* Your task *
Up to and including the line that contains "color = d3.scaleOrdinal().domain(seriesNames).range(colors);", write out each line of the material from its first line, exactly.

* Source data *
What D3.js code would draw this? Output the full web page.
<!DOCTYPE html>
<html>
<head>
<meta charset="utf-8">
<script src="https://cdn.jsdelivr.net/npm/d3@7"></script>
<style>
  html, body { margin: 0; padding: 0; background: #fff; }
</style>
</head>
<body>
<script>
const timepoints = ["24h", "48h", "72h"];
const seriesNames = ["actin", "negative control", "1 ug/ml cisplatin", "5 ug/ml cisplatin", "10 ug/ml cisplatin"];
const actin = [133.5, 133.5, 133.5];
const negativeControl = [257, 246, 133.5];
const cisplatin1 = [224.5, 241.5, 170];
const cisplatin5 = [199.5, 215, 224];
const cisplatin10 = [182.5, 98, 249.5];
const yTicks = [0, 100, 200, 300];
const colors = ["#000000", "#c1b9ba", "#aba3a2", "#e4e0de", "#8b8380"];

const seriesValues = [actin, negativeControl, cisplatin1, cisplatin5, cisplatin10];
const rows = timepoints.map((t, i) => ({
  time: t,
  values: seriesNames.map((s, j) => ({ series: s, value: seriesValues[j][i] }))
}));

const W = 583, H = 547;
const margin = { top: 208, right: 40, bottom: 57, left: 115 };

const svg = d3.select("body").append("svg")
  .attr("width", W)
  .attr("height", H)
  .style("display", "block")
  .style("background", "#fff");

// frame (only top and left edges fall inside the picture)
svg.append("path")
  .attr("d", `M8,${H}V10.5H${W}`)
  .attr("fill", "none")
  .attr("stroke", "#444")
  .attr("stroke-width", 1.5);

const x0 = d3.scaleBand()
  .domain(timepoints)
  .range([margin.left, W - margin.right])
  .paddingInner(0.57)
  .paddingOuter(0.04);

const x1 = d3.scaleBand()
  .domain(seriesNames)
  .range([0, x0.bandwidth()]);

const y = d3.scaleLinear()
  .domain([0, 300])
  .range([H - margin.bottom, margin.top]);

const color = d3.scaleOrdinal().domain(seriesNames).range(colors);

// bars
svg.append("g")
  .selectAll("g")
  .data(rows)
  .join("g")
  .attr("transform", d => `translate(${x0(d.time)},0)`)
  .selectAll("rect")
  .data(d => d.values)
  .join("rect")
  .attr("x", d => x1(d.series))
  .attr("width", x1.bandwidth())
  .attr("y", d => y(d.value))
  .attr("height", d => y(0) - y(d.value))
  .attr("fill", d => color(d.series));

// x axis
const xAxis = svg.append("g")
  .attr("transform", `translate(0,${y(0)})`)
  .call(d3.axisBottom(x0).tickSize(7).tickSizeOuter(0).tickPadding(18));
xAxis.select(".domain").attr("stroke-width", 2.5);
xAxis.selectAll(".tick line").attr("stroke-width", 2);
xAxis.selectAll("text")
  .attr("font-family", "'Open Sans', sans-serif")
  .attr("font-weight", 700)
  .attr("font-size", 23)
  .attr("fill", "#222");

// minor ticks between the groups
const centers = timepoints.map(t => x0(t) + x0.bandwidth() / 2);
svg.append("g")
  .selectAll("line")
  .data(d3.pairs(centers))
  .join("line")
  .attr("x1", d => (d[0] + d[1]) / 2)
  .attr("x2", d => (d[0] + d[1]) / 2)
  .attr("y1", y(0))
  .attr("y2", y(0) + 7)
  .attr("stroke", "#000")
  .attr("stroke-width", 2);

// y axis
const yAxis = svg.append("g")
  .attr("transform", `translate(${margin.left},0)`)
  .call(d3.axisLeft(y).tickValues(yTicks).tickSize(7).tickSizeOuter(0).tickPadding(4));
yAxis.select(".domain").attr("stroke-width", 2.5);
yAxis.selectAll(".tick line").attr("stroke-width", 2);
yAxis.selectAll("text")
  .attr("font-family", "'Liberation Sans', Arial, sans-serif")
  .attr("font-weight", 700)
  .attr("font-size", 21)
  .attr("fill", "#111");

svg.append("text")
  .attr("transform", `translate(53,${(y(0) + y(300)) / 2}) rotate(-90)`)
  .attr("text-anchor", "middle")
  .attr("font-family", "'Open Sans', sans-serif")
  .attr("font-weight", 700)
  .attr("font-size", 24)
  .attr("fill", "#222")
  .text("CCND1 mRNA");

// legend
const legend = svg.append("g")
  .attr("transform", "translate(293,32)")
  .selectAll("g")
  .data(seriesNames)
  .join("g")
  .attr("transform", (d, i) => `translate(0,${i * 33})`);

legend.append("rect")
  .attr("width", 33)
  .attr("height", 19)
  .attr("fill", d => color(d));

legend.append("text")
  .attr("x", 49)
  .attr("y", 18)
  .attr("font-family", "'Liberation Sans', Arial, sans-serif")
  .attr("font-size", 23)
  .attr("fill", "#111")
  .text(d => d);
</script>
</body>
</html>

* Expected answer *
What D3.js code would draw this? Output the full web page.
<!DOCTYPE html>
<html>
<head>
<meta charset="utf-8">
<script src="https://cdn.jsdelivr.net/npm/d3@7"></script>
<style>
  html, body { margin: 0; padding: 0; background: #fff; }
</style>
</head>
<body>
<script>
const timepoints = ["24h", "48h", "72h"];
const seriesNames = ["actin", "negative control", "1 ug/ml cisplatin", "5 ug/ml cisplatin", "10 ug/ml cisplatin"];
const actin = [133.5, 133.5, 133.5];
const negativeControl = [257, 246, 133.5];
const cisplatin1 = [224.5, 241.5, 170];
const cisplatin5 = [199.5, 215, 224];
const cisplatin10 = [182.5, 98, 249.5];
const yTicks = [0, 100, 200, 300];
const colors = ["#000000", "#c1b9ba", "#aba3a2", "#e4e0de", "#8b8380"];

const seriesValues = [actin, negativeControl, cisplatin1, cisplatin5, cisplatin10];
const rows = timepoints.map((t, i) => ({
  time: t,
  values: seriesNames.map((s, j) => ({ series: s, value: seriesValues[j][i] }))
}));

const W = 583, H = 547;
const margin = { top: 208, right: 40, bottom: 57, left: 115 };

const svg = d3.select("body").append("svg")
  .attr("width", W)
  .attr("height", H)
  .style("display", "block")
  .style("background", "#fff");

// frame (only top and left edges fall inside the picture)
svg.append("path")
  .attr("d", `M8,${H}V10.5H${W}`)
  .attr("fill", "none")
  .attr("stroke", "#444")
  .attr("stroke-width", 1.5);

const x0 = d3.scaleBand()
  .domain(timepoints)
  .range([margin.left, W - margin.right])
  .paddingInner(0.57)
  .paddingOuter(0.04);

const x1 = d3.scaleBand()
  .domain(seriesNames)
  .range([0, x0.bandwidth()]);

const y = d3.scaleLinear()
  .domain([0, 300])
  .range([H - margin.bottom, margin.top]);

const color = d3.scaleOrdinal().domain(seriesNames).range(colors);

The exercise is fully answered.